Labour’s Bankrupt Vision: The Duty to Resist Centrist Complacency
Sir Keir Starmer’s “new” Labour Party represents the tragic demise of real progressive politics in Britain. This hollowed out shell now stands for nothing beyond bland managerialism. In cravenly chasing centrist votes, Labour has abandoned its duty to offer transformative solutions to the crises facing working people.
On issue after issue, Starmer has jettisoned principled stances in favour of cynical political positioning. Any pretence of vision has been replaced by vapid soundbites and facile gimmicks aimed at marginal voters. This cowardly triangulation will do nothing to address the profound sicknesses afflicting our society.
Nowhere is Labour’s intellectual bankruptcy more apparent than on the housing crisis. Millions suffer from exploitative rents and mortgages while affordable homes remain desperately scarce. But Starmer can only mumble empty platitudes about “boosting” new construction. He dare not speak of bold interventions like mass social housing programs, rent freezes, and bans on unjust evictions – measures that would bring down house prices and empower tenants. The rebuilding of the social housing stock is a sure winner for both the public and councils. However, such solutions might disturb his cosy relationship with landlords, developers and the banking industry that grow fat on inflated property values.
The same lack of courage is evident in Labour’s abandonment of public ownership in key sectors like transport and energy. Privatisation has been an unmitigated disaster, leading to exorbitant prices, shoddy services and corporate profiteering. Yet Starmer spurns policies like renationalising energy, rail and utilities that would benefit consumers and reduce emissions. His servile faith in free market ideologies directly contradicts the interests of workers. Again the influence of his inner circle with the likes of Lord Mandelson may have something to say on the issues after all he represents some of the largest corporations in the world including those that own UK assets like our Oil Gas and water.
And on education, Labour’s vision is equally anaemic. Rather than making the case for free university tuition to empower citizens and drive innovation, Starmer capitulates to charges of profligacy. A lifetime of debt is apparently an acceptable price to pay for access to knowledge. Strangely, the British public has readily accepted the soaring cost of education. Yet in Germany, one of Europe’s most productive nations, education is free from cradle to grave, and citizens there do not bear a heavier tax burden for this privilege. We must ask why Britain cannot achieve the same.
Not so long ago under Jeremy Corbyn, many were drawn to a Labour manifesto radical enough for real change and visionary in the alternative it presented. Crucially, it contained an industrial strategy to revive British manufacturing. That was a Labour Party worth voting for, one that stood for more than shallow slogans.
In truth, this Labour under Starmer no longer represents the interests of the working class. It has become a vehicle for recycling plutocratic power and unrestrained capitalism.
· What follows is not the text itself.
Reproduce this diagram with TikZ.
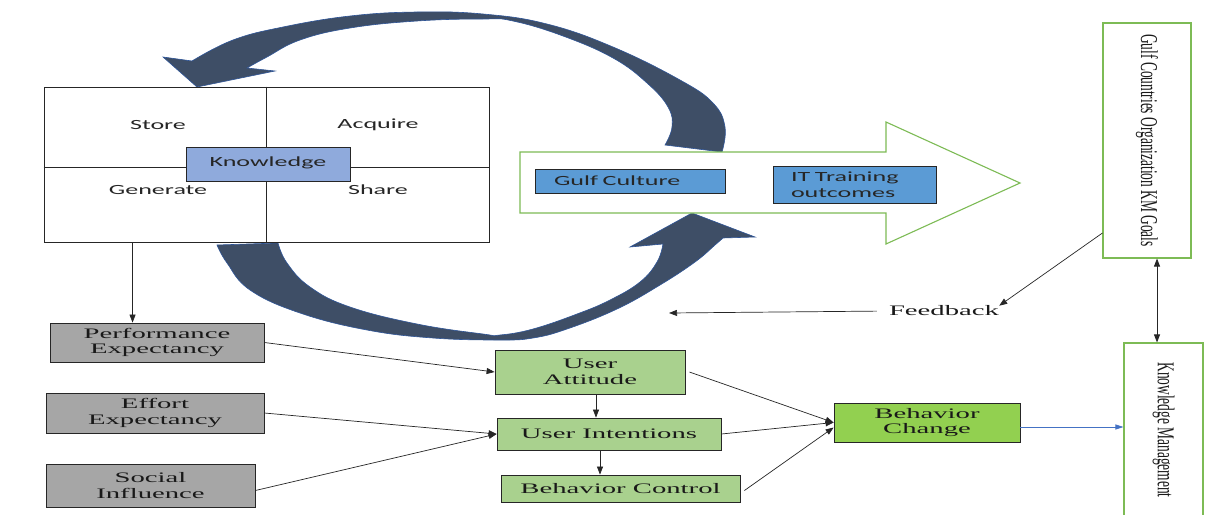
\documentclass[tikz,border=0pt]{standalone}
\usepackage{fontspec}
\usepackage{graphicx}
\newfontfamily\serifS[FakeStretch=1.98]{Liberation Serif}
\newfontfamily\serifR{Liberation Serif}
\newfontfamily\sansS[FakeStretch=1.86]{Carlito}
\usetikzlibrary{arrows.meta,calc}
\definecolor{navy}{HTML}{3E4E66}
\definecolor{navyedge}{HTML}{2F5597}
\definecolor{grayfill}{HTML}{A6A6A6}
\definecolor{ltgreen}{HTML}{A9D18E}
\definecolor{brgreen}{HTML}{92D050}
\definecolor{gedge}{HTML}{7DBB55}
\definecolor{kblue}{HTML}{8FAADC}
\definecolor{mblue}{HTML}{5B9BD5}
\definecolor{linkblue}{HTML}{4472C4}
\begin{document}
\begin{tikzpicture}[x=1pt,y=-1pt,
  serifbox/.style={draw=black!85, line width=0.8pt, inner sep=0pt, font=\serifS\fontsize{14.5}{15.5}\selectfont, align=center, text=black!90},
  graybox/.style={serifbox, fill=grayfill},
  greenbox/.style={serifbox, fill=ltgreen},
  sansbox/.style={draw=black!85, line width=0.8pt, font=\sansS\fontsize{14}{16}\selectfont, text=black!85},
  lbl/.style={font=\sansS\fontsize{14}{16}\selectfont, text=black!85, inner sep=0pt},
  arr/.style={draw=black!85, line width=0.7pt, -{Triangle[length=8pt,width=6pt]}},
  curved/.style={fill=navy, draw=navyedge, line width=0.6pt},
  goalbox/.style={draw=gedge, line width=1.1pt, fill=white, inner sep=0pt, font=\serifR\fontsize{13.4}{15}\selectfont, text=black!90},
]
\clip (0,0) rectangle (1209,514);
\fill[white] (0,0) rectangle (1209,514);

% curved arrows
\filldraw[curved] (192,61) -- plot[smooth, tension=0.7] coordinates {(192,61) (233,40) (283,27) (350,16) (417,12) (483,14) (547,24) (613,47) (680,80) (713,103) (725,127) (722,152)}
  -- (665,145) -- plot[smooth, tension=0.7] coordinates {(665,145) (672,127) (668,107) (647,83) (613,58) (563,36) (513,21) (483,19) (417,21) (350,28) (300,40) (267,57) (247,68)}
  -- (275,71) -- (197,87) -- (163,57) -- cycle;
\filldraw[curved] (217,245) -- plot[smooth, tension=0.7] coordinates {(217,245) (227,263) (250,290) (300,313) (367,330) (433,338) (500,340) (533,338) (567,329) (617,309) (660,285) (695,262) (715,245) (723,238)}
  -- (755,237) -- (692,213) -- (630,247) -- (663,244) -- plot[smooth, tension=0.7] coordinates {(663,244) (657,262) (640,282) (610,300) (577,314) (533,329) (500,335) (483,334) (417,324) (350,307) (310,287) (287,263) (278,243)} -- cycle;

% knowledge square
\node[draw=black!85, line width=0.9pt, fill=white, minimum width=445pt, minimum height=155pt, inner sep=0pt] (kbox) at (266.5,164.5) {};
\draw[black!85, line width=0.9pt] (kbox.north) -- (kbox.south);
\draw[black!85, line width=0.9pt] ([yshift=-2.5pt]kbox.west) -- ([yshift=-2.5pt]kbox.east);
\node[lbl] (store) at (158,125) {Store};
\node[lbl] (acq) at (378,125) {Acquire};
\node[lbl] (gen) at (158,190) {Generate};
\node[lbl] (share) at (378,190) {Share};
\node[sansbox, fill=kblue, minimum width=164pt, minimum height=34pt, inner sep=0pt, text depth=5pt] (know) at (268,164) {Knowledge};

% big green arrow
\draw[draw=gedge, line width=1.1pt, fill=white] (520,152) -- (886,152) -- (886,122) -- (1020,183) -- (886,244) -- (886,213) -- (520,213) -- cycle;
\node[sansbox, fill=mblue, minimum height=24pt, text width=152pt, inner xsep=19pt, inner ysep=0pt, align=left] (gulf) at (630,181) {Gulf Culture};
\node[sansbox, fill=mblue, minimum height=37pt, text width=127pt, inner xsep=18pt, inner ysep=0pt, align=left] (it) at (854.5,184.5) {IT Training\\outcomes};

% right boxes
\node[goalbox, minimum width=88pt, minimum height=235pt] (goals) at (1147,140.5) {\rotatebox{-90}{\scalebox{1}[1.8]{Gulf Countries Organization KM Goals}}};
\node[goalbox, minimum width=79pt, minimum height=174pt] (km) at (1163.5,430) {\rotatebox{-90}{\scalebox{1}[1.8]{Knowledge Management}}};

% left factor boxes
\node[graybox, minimum width=214pt, minimum height=39pt] (perf) at (157,342.5) {Performance\\Expectancy};
\node[graybox, minimum width=218pt, minimum height=40pt] (effort) at (155,413) {Effort\\Expectancy};
\node[graybox, minimum width=209pt, minimum height=43pt] (social) at (150.5,485.5) {Social\\Influence};

% middle boxes
\node[greenbox, minimum width=190pt, minimum height=44pt] (ua) at (590,372) {User\\Attitude};
\node[greenbox, minimum width=224pt, minimum height=32pt] (ui) at (609,434) {User Intentions};
\node[greenbox, minimum width=239pt, minimum height=27pt] (bc) at (620.5,488.5) {Behavior Control};
\node[serifbox, fill=brgreen, minimum width=186pt, minimum height=39pt] (bchg) at (927,422.5) {Behavior\\Change};

\node[font=\serifS\fontsize{14.5}{15.5}\selectfont, text=black!90, inner sep=0pt] (fb) at (944,311) {Feedback};
\coordinate (fbend) at (669,313);

% connectors
\draw[arr] ([xshift=89pt]kbox.south west) -- ([xshift=89pt]kbox.south west |- perf.north);
\draw[arr] (perf.east) -- (ua.west);
\draw[arr] (effort.east) -- (ui.west);
\draw[arr] ([yshift=-5pt]social.east) -- (ui.west);
\draw[arr] ([xshift=6pt]ua.south) -- ([xshift=6pt]ua.south |- ui.north);
\draw[arr] ([xshift=-9pt]ui.south) -- ([xshift=-9pt]ui.south |- bc.north);
\draw[arr] ([xshift=4pt]ua.east) -- (bchg.west);
\draw[arr] (ui.east) -- (bchg.west);
\draw[arr] ([xshift=4pt,yshift=-2pt]bc.east) -- ([yshift=-5pt]bchg.west);
\draw[draw=linkblue, line width=0.7pt, -{Triangle[length=8pt,width=5pt]}] ([yshift=-4.5pt]bchg.east) -- ([yshift=-4.5pt]bchg.east -| km.west);
\draw[draw=black!85, line width=0.8pt, {Triangle[length=8pt,width=6pt]}-{Triangle[length=8pt,width=6pt]}] ([xshift=10pt]goals.south) -- ([xshift=10pt]goals.south |- km.north);
\draw[arr] ([yshift=-92.5pt]goals.west) -- (fb.north east);
\draw[arr, shorten <=12pt] (fb.west) -- (fbend);
\end{tikzpicture}
\end{document}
A radical vision grounded in economic democracy and ecosocial justice has been replaced by an apologetic insistence that nothing fundamental must change.
This descent into centrist inertia must be resisted with every ounce of our energy. The crises bearing down on us demand bold solutions that displace corporate dominance over society. If Labour refuses to articulate such an alternative, then a new movement must rise to fill the void. The health of the planet and the welfare of humanity hang in the balance. We can settle for nothing less than rapid, systemic transformation on the scale of the postwar Labour government.
Without a true progressive awakening, we remain doomed to ride the Thatcherite bus down the road to perdition. The destination is a twisted wasteland where destitution, pollution and despair rule while the powerful few hoard obscene wealth. We must rip up this one-way ticket and chart a new course centred on justice, sustainability and human dignity. The hour is late, but it is not too late – if we rediscover the courage to dream big once more. Now is the time for boldness, not inertia. Our future depends on it.